• _GIVEN TASK_
Check every line below for the word "this" and give only the number of lines where it appears.

• _STORED ROWS_
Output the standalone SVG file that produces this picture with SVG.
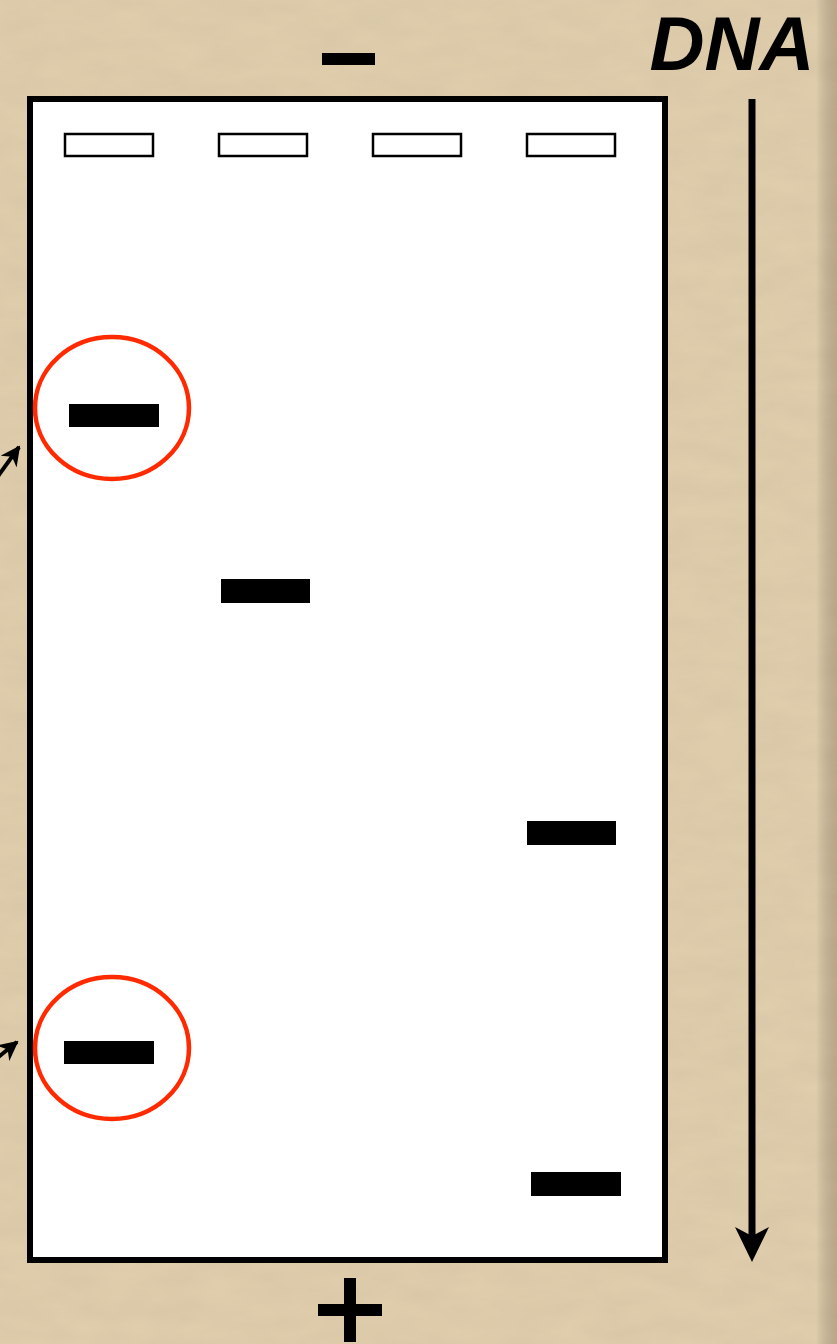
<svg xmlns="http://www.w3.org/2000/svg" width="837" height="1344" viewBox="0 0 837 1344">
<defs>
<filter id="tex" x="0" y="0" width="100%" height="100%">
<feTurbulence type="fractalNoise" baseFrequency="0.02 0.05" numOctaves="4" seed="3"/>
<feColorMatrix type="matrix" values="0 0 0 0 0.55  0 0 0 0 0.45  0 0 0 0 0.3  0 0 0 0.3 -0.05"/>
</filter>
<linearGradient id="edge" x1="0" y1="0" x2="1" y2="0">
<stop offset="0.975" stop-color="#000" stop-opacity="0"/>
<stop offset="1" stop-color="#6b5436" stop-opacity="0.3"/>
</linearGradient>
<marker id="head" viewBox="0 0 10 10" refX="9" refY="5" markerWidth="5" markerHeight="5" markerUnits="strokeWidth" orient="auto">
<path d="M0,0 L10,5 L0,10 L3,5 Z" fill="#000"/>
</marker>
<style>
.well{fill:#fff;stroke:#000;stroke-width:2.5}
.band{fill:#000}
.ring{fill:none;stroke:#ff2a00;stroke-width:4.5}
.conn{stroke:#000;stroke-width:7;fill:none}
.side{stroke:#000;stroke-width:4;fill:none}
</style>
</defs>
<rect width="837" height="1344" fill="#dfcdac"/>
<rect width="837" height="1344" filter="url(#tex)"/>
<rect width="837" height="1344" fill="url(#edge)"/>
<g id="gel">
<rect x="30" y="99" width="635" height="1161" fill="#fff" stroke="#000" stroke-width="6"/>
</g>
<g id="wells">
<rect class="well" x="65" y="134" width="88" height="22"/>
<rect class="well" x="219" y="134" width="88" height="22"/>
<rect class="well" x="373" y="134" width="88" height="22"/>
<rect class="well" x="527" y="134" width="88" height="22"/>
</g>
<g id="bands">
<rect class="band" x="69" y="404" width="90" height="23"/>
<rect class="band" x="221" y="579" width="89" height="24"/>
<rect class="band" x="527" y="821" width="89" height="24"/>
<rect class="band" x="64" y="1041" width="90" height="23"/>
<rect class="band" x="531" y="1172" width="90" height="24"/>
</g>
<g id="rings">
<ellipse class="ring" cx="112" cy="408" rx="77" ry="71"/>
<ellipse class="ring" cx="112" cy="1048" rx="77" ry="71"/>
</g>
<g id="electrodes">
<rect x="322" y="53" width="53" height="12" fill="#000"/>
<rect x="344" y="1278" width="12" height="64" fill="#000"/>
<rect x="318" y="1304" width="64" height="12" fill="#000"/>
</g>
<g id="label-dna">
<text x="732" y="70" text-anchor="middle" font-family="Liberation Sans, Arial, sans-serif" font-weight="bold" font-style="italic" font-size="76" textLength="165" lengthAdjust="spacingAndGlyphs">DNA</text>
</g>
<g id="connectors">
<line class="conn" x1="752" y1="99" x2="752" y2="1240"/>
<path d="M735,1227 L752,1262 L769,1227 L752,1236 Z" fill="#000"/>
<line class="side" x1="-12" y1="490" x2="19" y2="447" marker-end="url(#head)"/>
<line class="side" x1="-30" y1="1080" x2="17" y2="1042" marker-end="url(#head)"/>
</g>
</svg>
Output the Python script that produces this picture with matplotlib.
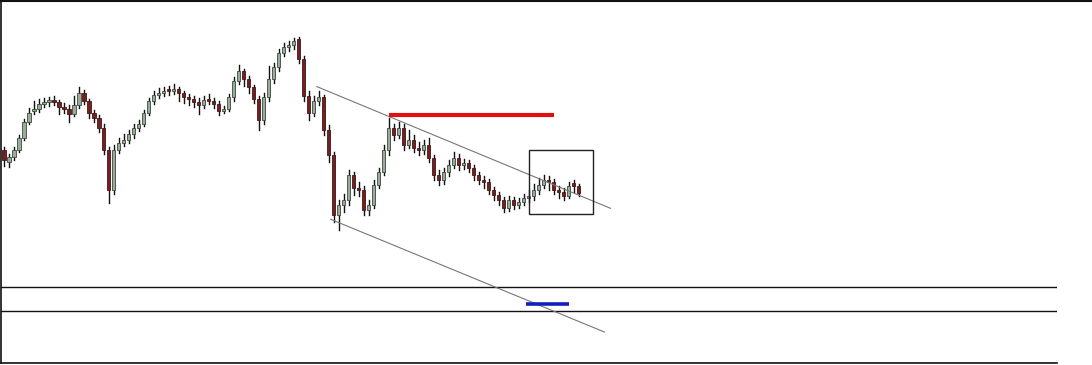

• _FULL OUTPUT_
2